* Problem description *
Using the records below, give the number of lines where the word "matplotlib" appears, with no further output.

Rows from a dataset of charts and code:
------------------------------------------------------------------------
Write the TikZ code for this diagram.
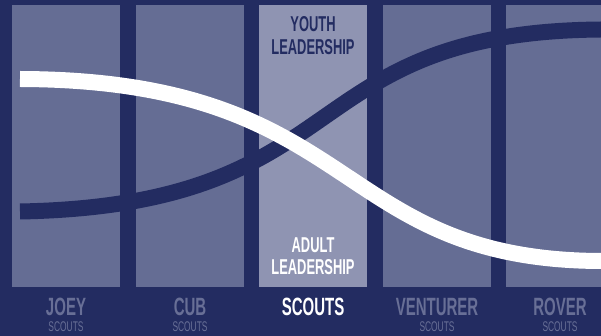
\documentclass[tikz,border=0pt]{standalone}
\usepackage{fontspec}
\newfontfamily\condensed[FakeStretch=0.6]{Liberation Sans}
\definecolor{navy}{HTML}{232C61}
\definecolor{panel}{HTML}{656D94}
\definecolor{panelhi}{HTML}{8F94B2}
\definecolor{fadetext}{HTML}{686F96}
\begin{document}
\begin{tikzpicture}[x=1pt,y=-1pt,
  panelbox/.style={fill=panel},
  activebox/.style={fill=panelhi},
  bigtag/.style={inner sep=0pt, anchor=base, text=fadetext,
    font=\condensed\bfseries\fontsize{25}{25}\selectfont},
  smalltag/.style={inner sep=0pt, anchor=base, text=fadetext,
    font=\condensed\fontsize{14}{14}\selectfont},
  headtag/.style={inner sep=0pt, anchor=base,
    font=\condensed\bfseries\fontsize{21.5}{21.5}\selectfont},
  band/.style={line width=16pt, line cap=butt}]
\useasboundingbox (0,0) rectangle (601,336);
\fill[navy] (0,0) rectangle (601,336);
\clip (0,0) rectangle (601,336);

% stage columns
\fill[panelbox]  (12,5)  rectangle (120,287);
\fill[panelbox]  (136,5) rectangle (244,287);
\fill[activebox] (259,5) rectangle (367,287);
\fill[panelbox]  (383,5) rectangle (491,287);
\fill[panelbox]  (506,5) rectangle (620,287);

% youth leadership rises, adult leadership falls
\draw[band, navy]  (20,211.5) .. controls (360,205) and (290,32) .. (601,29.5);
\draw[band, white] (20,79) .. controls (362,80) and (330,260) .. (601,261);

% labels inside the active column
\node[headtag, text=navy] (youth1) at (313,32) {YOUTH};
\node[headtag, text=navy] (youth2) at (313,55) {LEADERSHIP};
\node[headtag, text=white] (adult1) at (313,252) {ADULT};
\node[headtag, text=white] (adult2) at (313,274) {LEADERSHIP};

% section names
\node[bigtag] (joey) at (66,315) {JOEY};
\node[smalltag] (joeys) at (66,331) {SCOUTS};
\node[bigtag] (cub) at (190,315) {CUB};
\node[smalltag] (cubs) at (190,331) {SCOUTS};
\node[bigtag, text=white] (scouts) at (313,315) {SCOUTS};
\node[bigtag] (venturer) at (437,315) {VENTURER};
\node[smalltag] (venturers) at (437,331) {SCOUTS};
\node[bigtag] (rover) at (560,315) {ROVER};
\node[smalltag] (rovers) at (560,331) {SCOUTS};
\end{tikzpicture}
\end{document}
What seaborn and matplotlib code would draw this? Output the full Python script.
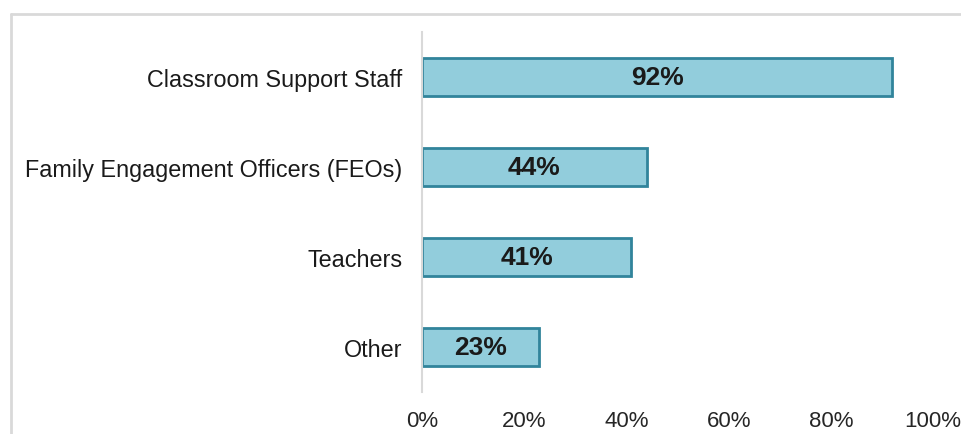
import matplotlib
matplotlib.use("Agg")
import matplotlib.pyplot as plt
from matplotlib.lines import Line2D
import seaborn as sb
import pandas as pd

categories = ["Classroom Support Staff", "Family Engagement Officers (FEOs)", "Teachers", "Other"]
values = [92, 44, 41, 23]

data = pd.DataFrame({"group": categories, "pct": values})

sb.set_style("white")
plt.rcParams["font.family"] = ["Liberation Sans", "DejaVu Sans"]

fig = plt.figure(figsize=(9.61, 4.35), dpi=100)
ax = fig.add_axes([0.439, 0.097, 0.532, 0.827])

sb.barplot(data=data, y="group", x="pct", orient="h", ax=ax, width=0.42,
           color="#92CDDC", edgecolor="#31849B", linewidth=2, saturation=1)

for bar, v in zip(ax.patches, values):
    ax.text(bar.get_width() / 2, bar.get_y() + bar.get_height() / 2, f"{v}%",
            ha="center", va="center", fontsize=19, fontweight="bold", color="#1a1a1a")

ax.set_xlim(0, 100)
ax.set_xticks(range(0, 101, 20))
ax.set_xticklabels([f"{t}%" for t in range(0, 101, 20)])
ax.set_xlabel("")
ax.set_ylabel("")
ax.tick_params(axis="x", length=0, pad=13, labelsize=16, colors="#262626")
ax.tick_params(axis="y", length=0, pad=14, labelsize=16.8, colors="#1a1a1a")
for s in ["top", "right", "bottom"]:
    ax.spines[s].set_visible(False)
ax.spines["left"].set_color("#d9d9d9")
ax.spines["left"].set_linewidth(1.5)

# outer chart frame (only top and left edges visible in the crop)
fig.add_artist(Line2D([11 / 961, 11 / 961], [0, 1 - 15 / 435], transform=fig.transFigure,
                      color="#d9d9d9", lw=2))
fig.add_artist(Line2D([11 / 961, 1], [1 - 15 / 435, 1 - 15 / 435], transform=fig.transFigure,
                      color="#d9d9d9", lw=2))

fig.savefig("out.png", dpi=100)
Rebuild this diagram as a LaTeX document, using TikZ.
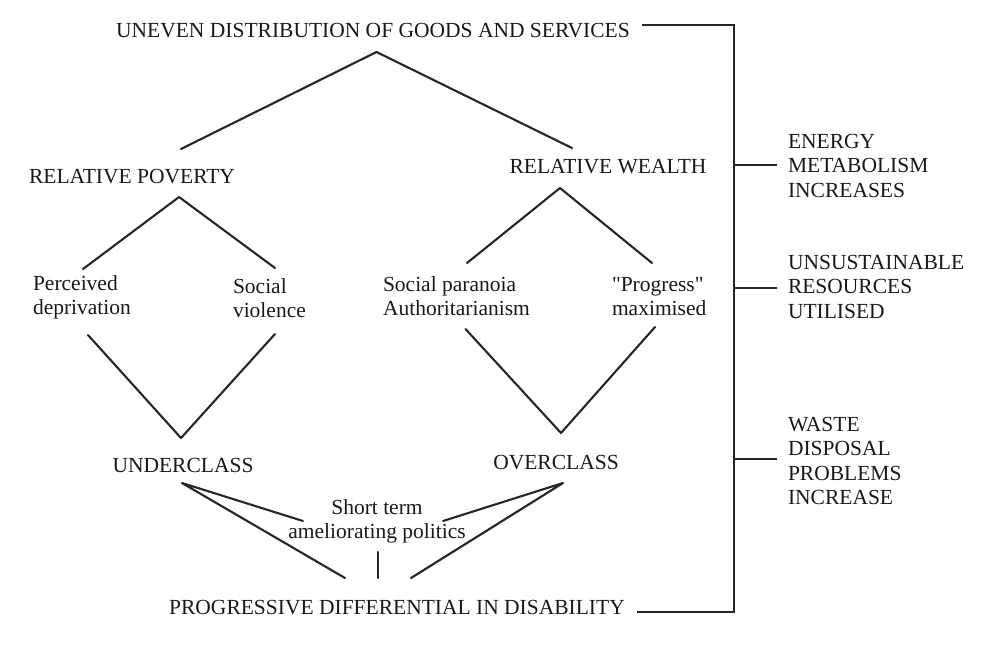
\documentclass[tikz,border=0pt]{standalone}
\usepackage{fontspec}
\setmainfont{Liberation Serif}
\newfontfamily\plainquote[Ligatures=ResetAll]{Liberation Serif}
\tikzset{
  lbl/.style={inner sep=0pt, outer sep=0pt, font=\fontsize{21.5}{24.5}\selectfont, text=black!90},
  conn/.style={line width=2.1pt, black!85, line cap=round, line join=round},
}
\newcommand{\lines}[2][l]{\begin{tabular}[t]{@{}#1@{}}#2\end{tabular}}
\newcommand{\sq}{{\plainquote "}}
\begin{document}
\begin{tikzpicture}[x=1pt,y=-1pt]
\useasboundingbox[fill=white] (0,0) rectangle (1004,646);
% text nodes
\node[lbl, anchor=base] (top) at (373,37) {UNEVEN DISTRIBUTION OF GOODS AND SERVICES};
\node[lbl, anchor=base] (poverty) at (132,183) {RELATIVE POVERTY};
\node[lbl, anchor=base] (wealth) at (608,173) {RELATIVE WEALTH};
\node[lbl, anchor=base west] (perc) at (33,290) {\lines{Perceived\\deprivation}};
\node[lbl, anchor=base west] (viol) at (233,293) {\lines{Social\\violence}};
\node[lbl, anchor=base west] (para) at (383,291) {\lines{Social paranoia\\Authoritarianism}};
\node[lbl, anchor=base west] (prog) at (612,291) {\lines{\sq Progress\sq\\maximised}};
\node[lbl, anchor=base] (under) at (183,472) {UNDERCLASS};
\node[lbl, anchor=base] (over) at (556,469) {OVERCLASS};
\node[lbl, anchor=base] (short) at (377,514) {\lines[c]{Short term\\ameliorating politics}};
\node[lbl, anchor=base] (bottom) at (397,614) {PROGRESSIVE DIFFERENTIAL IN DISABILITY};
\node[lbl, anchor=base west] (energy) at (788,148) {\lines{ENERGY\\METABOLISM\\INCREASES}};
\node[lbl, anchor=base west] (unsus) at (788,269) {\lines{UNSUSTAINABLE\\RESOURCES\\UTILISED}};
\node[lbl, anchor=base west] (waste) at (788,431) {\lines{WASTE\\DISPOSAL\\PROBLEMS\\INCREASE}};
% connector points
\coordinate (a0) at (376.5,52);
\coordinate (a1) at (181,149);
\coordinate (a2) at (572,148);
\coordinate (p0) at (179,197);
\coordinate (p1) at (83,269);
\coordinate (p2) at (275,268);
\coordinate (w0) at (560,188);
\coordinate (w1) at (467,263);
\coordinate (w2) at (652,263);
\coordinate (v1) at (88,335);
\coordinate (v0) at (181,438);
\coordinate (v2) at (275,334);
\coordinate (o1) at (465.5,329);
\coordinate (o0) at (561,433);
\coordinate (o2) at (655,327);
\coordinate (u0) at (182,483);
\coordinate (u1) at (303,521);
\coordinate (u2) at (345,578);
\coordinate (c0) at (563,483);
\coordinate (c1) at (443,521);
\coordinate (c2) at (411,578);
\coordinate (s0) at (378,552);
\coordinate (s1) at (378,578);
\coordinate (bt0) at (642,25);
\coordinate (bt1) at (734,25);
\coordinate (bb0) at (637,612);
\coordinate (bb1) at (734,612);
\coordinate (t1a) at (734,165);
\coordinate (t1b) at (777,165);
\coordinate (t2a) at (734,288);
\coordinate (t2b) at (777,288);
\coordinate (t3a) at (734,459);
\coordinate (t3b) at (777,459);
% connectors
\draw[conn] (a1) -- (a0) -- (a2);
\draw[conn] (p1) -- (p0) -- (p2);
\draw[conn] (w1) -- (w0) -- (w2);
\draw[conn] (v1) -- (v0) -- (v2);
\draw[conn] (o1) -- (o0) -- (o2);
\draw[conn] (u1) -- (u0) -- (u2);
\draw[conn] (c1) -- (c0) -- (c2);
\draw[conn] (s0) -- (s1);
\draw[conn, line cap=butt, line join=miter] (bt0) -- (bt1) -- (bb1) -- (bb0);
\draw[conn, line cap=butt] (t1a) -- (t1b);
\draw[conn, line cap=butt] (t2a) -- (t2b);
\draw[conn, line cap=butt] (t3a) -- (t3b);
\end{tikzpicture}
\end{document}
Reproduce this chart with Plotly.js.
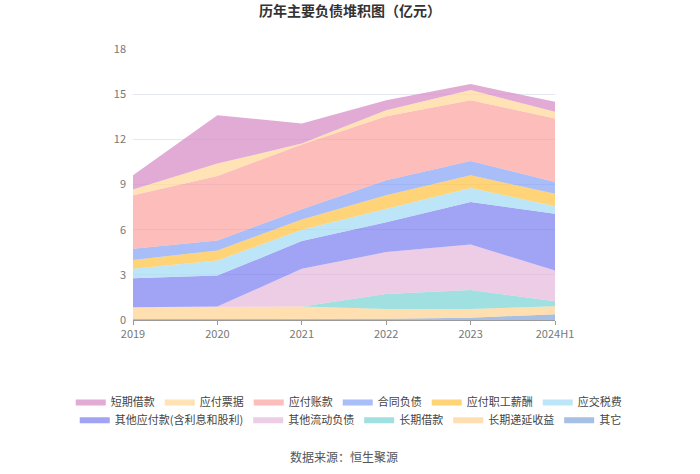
------------------------------------------------------------------------
* Response to the task *
5